Variational oracle guiding for reinforcement learning
People and organizations involved: Dongqi Han, Xufang Luo, Yuqing Yang and Dongsheng Li from Microsoft Research Asia; Tadashi Kozuno from the University of Alberta; Zhaoyun Chen from the Institute of Artificial Intelligence, Hefei Comprehensive National Science Center; Kenji Doya from the Okinawa Institute of Science and Technology.
According to the paper: Despite recent successes of deep reinforcement learning (DRL) in various decision-making problems, an important but underexplored aspect is how to leverage oracle observation (the information that is invisible during online decision making but is available during offline training) to facilitate learning.

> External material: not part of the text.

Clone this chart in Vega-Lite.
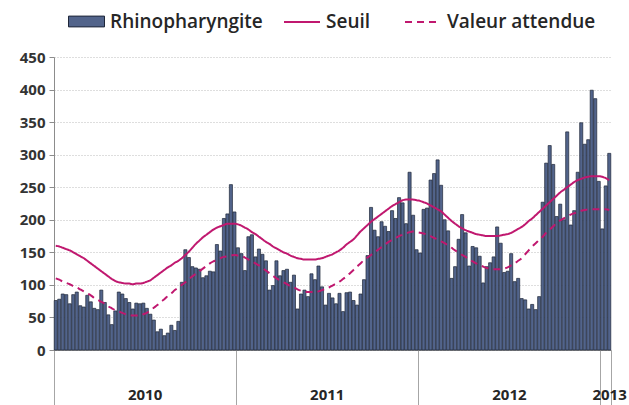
{
  "$schema": "https://vega.github.io/schema/vega-lite/v6.json",
  "width": 557,
  "height": 293,
  "autosize": {"type": "none"},
  "padding": {"left": 54, "top": 57, "right": 18, "bottom": 55},
  "background": "white",
  "config": {
    "view": {"stroke": null},
    "font": "Open Sans",
    "axisY": {
      "tickSize": 5, "labelPadding": 4, "labelFont": "Open Sans", "labelFontSize": 15,
      "labelFontWeight": "bold", "labelColor": "#333333",
      "domainColor": "#8c8c8c", "tickColor": "#8c8c8c",
      "gridColor": "#bdbdbd", "gridDash": [1, 2], "labelOverlap": false
    },
    "legend": {
      "orient": "none", "direction": "horizontal", "title": null,
      "labelFont": "Open Sans", "labelFontSize": 19, "labelFontWeight": 600,
      "labelColor": "#262626", "labelOffset": 5, "columnPadding": 30, "symbolSize": 1296
    }
  },
  "datasets": {
    "weeks": [
      {"i":0,"rhino":76,"seuil":160,"attendu":110},{"i":1,"rhino":78,"seuil":159,"attendu":108},{"i":2,"rhino":86,"seuil":157,"attendu":105},{"i":3,"rhino":85,"seuil":155,"attendu":103},{"i":4,"rhino":71,"seuil":153,"attendu":101},{"i":5,"rhino":85,"seuil":150,"attendu":98},{"i":6,"rhino":89,"seuil":147,"attendu":96},{"i":7,"rhino":68,"seuil":144,"attendu":93},{"i":8,"rhino":66,"seuil":141,"attendu":90},{"i":9,"rhino":84,"seuil":137,"attendu":87},
      {"i":10,"rhino":74,"seuil":133,"attendu":84},{"i":11,"rhino":64,"seuil":129,"attendu":80},{"i":12,"rhino":62,"seuil":125,"attendu":77},{"i":13,"rhino":92,"seuil":121,"attendu":74},{"i":14,"rhino":73,"seuil":117,"attendu":71},{"i":15,"rhino":54,"seuil":113,"attendu":67},{"i":16,"rhino":39,"seuil":109,"attendu":64},{"i":17,"rhino":60,"seuil":106,"attendu":61},{"i":18,"rhino":89,"seuil":104,"attendu":59},{"i":19,"rhino":86,"seuil":103,"attendu":57},
      {"i":20,"rhino":79,"seuil":102,"attendu":55},{"i":21,"rhino":73,"seuil":102,"attendu":54},{"i":22,"rhino":63,"seuil":101,"attendu":53},{"i":23,"rhino":72,"seuil":102,"attendu":53},{"i":24,"rhino":71,"seuil":102,"attendu":53},{"i":25,"rhino":72,"seuil":103,"attendu":55},{"i":26,"rhino":64,"seuil":105,"attendu":57},{"i":27,"rhino":55,"seuil":107,"attendu":61},{"i":28,"rhino":46,"seuil":111,"attendu":65},{"i":29,"rhino":28,"seuil":115,"attendu":69},
      {"i":30,"rhino":32,"seuil":119,"attendu":74},{"i":31,"rhino":22,"seuil":123,"attendu":78},{"i":32,"rhino":26,"seuil":127,"attendu":83},{"i":33,"rhino":38,"seuil":130,"attendu":87},{"i":34,"rhino":30,"seuil":134,"attendu":92},{"i":35,"rhino":44,"seuil":137,"attendu":96},{"i":36,"rhino":104,"seuil":141,"attendu":100},{"i":37,"rhino":154,"seuil":146,"attendu":104},{"i":38,"rhino":142,"seuil":151,"attendu":109},{"i":39,"rhino":128,"seuil":157,"attendu":113},
      {"i":40,"rhino":126,"seuil":163,"attendu":117},{"i":41,"rhino":124,"seuil":168,"attendu":121},{"i":42,"rhino":111,"seuil":173,"attendu":125},{"i":43,"rhino":114,"seuil":177,"attendu":129},{"i":44,"rhino":121,"seuil":181,"attendu":133},{"i":45,"rhino":120,"seuil":185,"attendu":136},{"i":46,"rhino":162,"seuil":188,"attendu":138},{"i":47,"rhino":152,"seuil":190,"attendu":141},{"i":48,"rhino":202,"seuil":192,"attendu":143},{"i":49,"rhino":209,"seuil":194,"attendu":144},
      {"i":50,"rhino":254,"seuil":194,"attendu":145},{"i":51,"rhino":212,"seuil":194,"attendu":146},{"i":52,"rhino":157,"seuil":193,"attendu":145},{"i":53,"rhino":148,"seuil":191,"attendu":144},{"i":54,"rhino":122,"seuil":188,"attendu":142},{"i":55,"rhino":174,"seuil":185,"attendu":139},{"i":56,"rhino":177,"seuil":181,"attendu":136},{"i":57,"rhino":143,"seuil":178,"attendu":133},{"i":58,"rhino":155,"seuil":174,"attendu":130},{"i":59,"rhino":147,"seuil":170,"attendu":126},
      {"i":60,"rhino":137,"seuil":166,"attendu":122},{"i":61,"rhino":92,"seuil":163,"attendu":118},{"i":62,"rhino":99,"seuil":159,"attendu":114},{"i":63,"rhino":137,"seuil":156,"attendu":110},{"i":64,"rhino":114,"seuil":153,"attendu":107},{"i":65,"rhino":122,"seuil":150,"attendu":104},{"i":66,"rhino":124,"seuil":148,"attendu":101},{"i":67,"rhino":104,"seuil":145,"attendu":98},{"i":68,"rhino":115,"seuil":143,"attendu":96},{"i":69,"rhino":63,"seuil":141,"attendu":93},
      {"i":70,"rhino":86,"seuil":140,"attendu":91},{"i":71,"rhino":92,"seuil":139,"attendu":90},{"i":72,"rhino":82,"seuil":139,"attendu":89},{"i":73,"rhino":117,"seuil":139,"attendu":89},{"i":74,"rhino":108,"seuil":139,"attendu":89},{"i":75,"rhino":129,"seuil":140,"attendu":90},{"i":76,"rhino":97,"seuil":141,"attendu":92},{"i":77,"rhino":69,"seuil":143,"attendu":94},{"i":78,"rhino":87,"seuil":145,"attendu":96},{"i":79,"rhino":80,"seuil":147,"attendu":99},
      {"i":80,"rhino":71,"seuil":150,"attendu":102},{"i":81,"rhino":87,"seuil":153,"attendu":105},{"i":82,"rhino":59,"seuil":157,"attendu":109},{"i":83,"rhino":88,"seuil":162,"attendu":113},{"i":84,"rhino":89,"seuil":166,"attendu":118},{"i":85,"rhino":76,"seuil":170,"attendu":123},{"i":86,"rhino":69,"seuil":176,"attendu":128},{"i":87,"rhino":86,"seuil":182,"attendu":133},{"i":88,"rhino":108,"seuil":187,"attendu":138},{"i":89,"rhino":145,"seuil":192,"attendu":142},
      {"i":90,"rhino":219,"seuil":197,"attendu":146},{"i":91,"rhino":184,"seuil":201,"attendu":150},{"i":92,"rhino":174,"seuil":205,"attendu":154},{"i":93,"rhino":197,"seuil":209,"attendu":158},{"i":94,"rhino":190,"seuil":213,"attendu":162},{"i":95,"rhino":182,"seuil":217,"attendu":166},{"i":96,"rhino":214,"seuil":221,"attendu":169},{"i":97,"rhino":202,"seuil":224,"attendu":172},{"i":98,"rhino":234,"seuil":227,"attendu":175},{"i":99,"rhino":226,"seuil":230,"attendu":177},
      {"i":100,"rhino":194,"seuil":231,"attendu":179},{"i":101,"rhino":273,"seuil":231,"attendu":181},{"i":102,"rhino":207,"seuil":231,"attendu":182},{"i":103,"rhino":154,"seuil":230,"attendu":181},{"i":104,"rhino":149,"seuil":229,"attendu":180},{"i":105,"rhino":216,"seuil":227,"attendu":179},{"i":106,"rhino":218,"seuil":225,"attendu":177},{"i":107,"rhino":261,"seuil":222,"attendu":175},{"i":108,"rhino":271,"seuil":219,"attendu":172},{"i":109,"rhino":292,"seuil":216,"attendu":170},
      {"i":110,"rhino":253,"seuil":213,"attendu":167},{"i":111,"rhino":200,"seuil":208,"attendu":164},{"i":112,"rhino":183,"seuil":203,"attendu":161},{"i":113,"rhino":110,"seuil":198,"attendu":157},{"i":114,"rhino":128,"seuil":194,"attendu":153},{"i":115,"rhino":170,"seuil":190,"attendu":150},{"i":116,"rhino":208,"seuil":187,"attendu":146},{"i":117,"rhino":180,"seuil":184,"attendu":143},{"i":118,"rhino":129,"seuil":182,"attendu":139},{"i":119,"rhino":159,"seuil":180,"attendu":136},
      {"i":120,"rhino":157,"seuil":178,"attendu":133},{"i":121,"rhino":144,"seuil":177,"attendu":131},{"i":122,"rhino":103,"seuil":176,"attendu":128},{"i":123,"rhino":128,"seuil":175,"attendu":126},{"i":124,"rhino":134,"seuil":175,"attendu":125},{"i":125,"rhino":143,"seuil":175,"attendu":124},{"i":126,"rhino":189,"seuil":175,"attendu":124},{"i":127,"rhino":164,"seuil":176,"attendu":124},{"i":128,"rhino":119,"seuil":177,"attendu":125},{"i":129,"rhino":121,"seuil":178,"attendu":127},
      {"i":130,"rhino":148,"seuil":180,"attendu":130},{"i":131,"rhino":105,"seuil":183,"attendu":133},{"i":132,"rhino":110,"seuil":186,"attendu":137},{"i":133,"rhino":79,"seuil":189,"attendu":141},{"i":134,"rhino":77,"seuil":193,"attendu":147},{"i":135,"rhino":63,"seuil":198,"attendu":153},{"i":136,"rhino":70,"seuil":202,"attendu":159},{"i":137,"rhino":62,"seuil":207,"attendu":164},{"i":138,"rhino":82,"seuil":212,"attendu":169},{"i":139,"rhino":227,"seuil":217,"attendu":174},
      {"i":140,"rhino":287,"seuil":222,"attendu":180},{"i":141,"rhino":314,"seuil":227,"attendu":185},{"i":142,"rhino":285,"seuil":232,"attendu":190},{"i":143,"rhino":205,"seuil":237,"attendu":195},{"i":144,"rhino":224,"seuil":242,"attendu":199},{"i":145,"rhino":200,"seuil":246,"attendu":202},{"i":146,"rhino":335,"seuil":250,"attendu":205},{"i":147,"rhino":192,"seuil":254,"attendu":208},{"i":148,"rhino":214,"seuil":258,"attendu":210},{"i":149,"rhino":273,"seuil":261,"attendu":212},
      {"i":150,"rhino":349,"seuil":263,"attendu":214},{"i":151,"rhino":316,"seuil":265,"attendu":215},{"i":152,"rhino":323,"seuil":266,"attendu":216},{"i":153,"rhino":399,"seuil":267,"attendu":216},{"i":154,"rhino":386,"seuil":267,"attendu":216},{"i":155,"rhino":259,"seuil":267,"attendu":216},{"i":156,"rhino":186,"seuil":266,"attendu":216},{"i":157,"rhino":252,"seuil":264,"attendu":216},{"i":158,"rhino":302,"seuil":261,"attendu":215}
    ],
    "years": [
      {"year": "2010", "mid": 26},
      {"year": "2011", "mid": 78},
      {"year": "2012", "mid": 130},
      {"year": "2013", "mid": 158.6}
    ]
  },
  "layer": [
    {
      "data": {"name": "weeks"},
      "encoding": {
        "x": {"field": "i", "type": "ordinal", "scale": {"paddingInner": 0.12, "paddingOuter": 0.06}, "axis": null}
      },
      "layer": [
        {
          "mark": {"type": "bar", "stroke": "#1e2638", "strokeWidth": 0.7},
          "encoding": {
            "y": {
              "field": "rhino", "type": "quantitative",
              "scale": {"domain": [0, 450], "nice": false},
              "axis": {"title": null, "values": [0, 50, 100, 150, 200, 250, 300, 350, 400, 450]}
            },
            "fill": {
              "datum": "Rhinopharyngite", "type": "nominal",
              "scale": {"domain": ["Rhinopharyngite"], "range": ["#52648b"]},
              "legend": {
                "legendX": 14, "legendY": -54,
                "symbolType": "M-1,-0.3H1V0.3H-1Z",
                "symbolStrokeColor": "#1e2638", "symbolStrokeWidth": 1
              }
            }
          }
        },
        {
          "mark": {"type": "line", "strokeWidth": 2, "color": "#c0186f", "interpolate": "monotone"},
          "encoding": {
            "y": {"field": "seuil", "type": "quantitative", "axis": {"title": null, "values": [0, 50, 100, 150, 200, 250, 300, 350, 400, 450]}},
            "strokeDash": {
              "datum": "Seuil", "type": "nominal",
              "scale": {"domain": ["Seuil", "Valeur attendue"], "range": [[1, 0], [7, 5]]},
              "legend": {
                "legendX": 229, "legendY": -54,
                "symbolType": "stroke", "symbolStrokeColor": "#c0186f", "symbolStrokeWidth": 2
              }
            }
          }
        },
        {
          "mark": {"type": "line", "strokeWidth": 2, "color": "#c0186f", "interpolate": "monotone"},
          "encoding": {
            "y": {"field": "attendu", "type": "quantitative", "axis": {"title": null, "values": [0, 50, 100, 150, 200, 250, 300, 350, 400, 450]}},
            "strokeDash": {"datum": "Valeur attendue", "type": "nominal"}
          }
        }
      ]
    },
    {
      "data": {"name": "years"},
      "mark": {"type": "text", "dy": 45, "fontSize": 15, "fontWeight": "bold", "color": "#262626", "font": "Open Sans"},
      "encoding": {
        "x": {
          "field": "mid", "type": "quantitative",
          "scale": {"domain": [0, 159], "nice": false, "zero": false},
          "axis": {
            "orient": "bottom", "values": [0, 52, 104, 156, 159], "tickSize": 55, "labels": false,
            "grid": false, "domainColor": "#8c8c8c", "tickColor": "#a6a6a6", "title": null
          }
        },
        "y": {"datum": 0, "type": "quantitative", "axis": {"title": null, "values": [0, 50, 100, 150, 200, 250, 300, 350, 400, 450]}},
        "text": {"field": "year"}
      }
    }
  ],
  "resolve": {"scale": {"x": "independent"}}
}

For example, human experts will look at the replay after a poker game, so they can check the opponents’ hands and use the visible information (executor observation to improve their gameplay strategy). Such problems are known as oracle guiding.
In this work, the researchers study the oracle guiding problems based on Bayesian theory and derive an objective to leverage oracle observation in RL using variational methods. The key contribution is to propose a general learning framework referred to as variational latent oracle guiding (VLOG) for DRL. VLOG is featured with preferable properties such as its robust and promising performance and its versatility to incorporate with any value-based DRL algorithm.
The paper empirically demonstrates the effectiveness of VLOG in online and offline RL domains with tasks ranging from video games to mahjong, a challenging tile-based game. Furthermore, the authors publish the mahjong environment and an offline RL dataset as a benchmarking task to facilitate future research on oracle guiding, game AI, and related topics.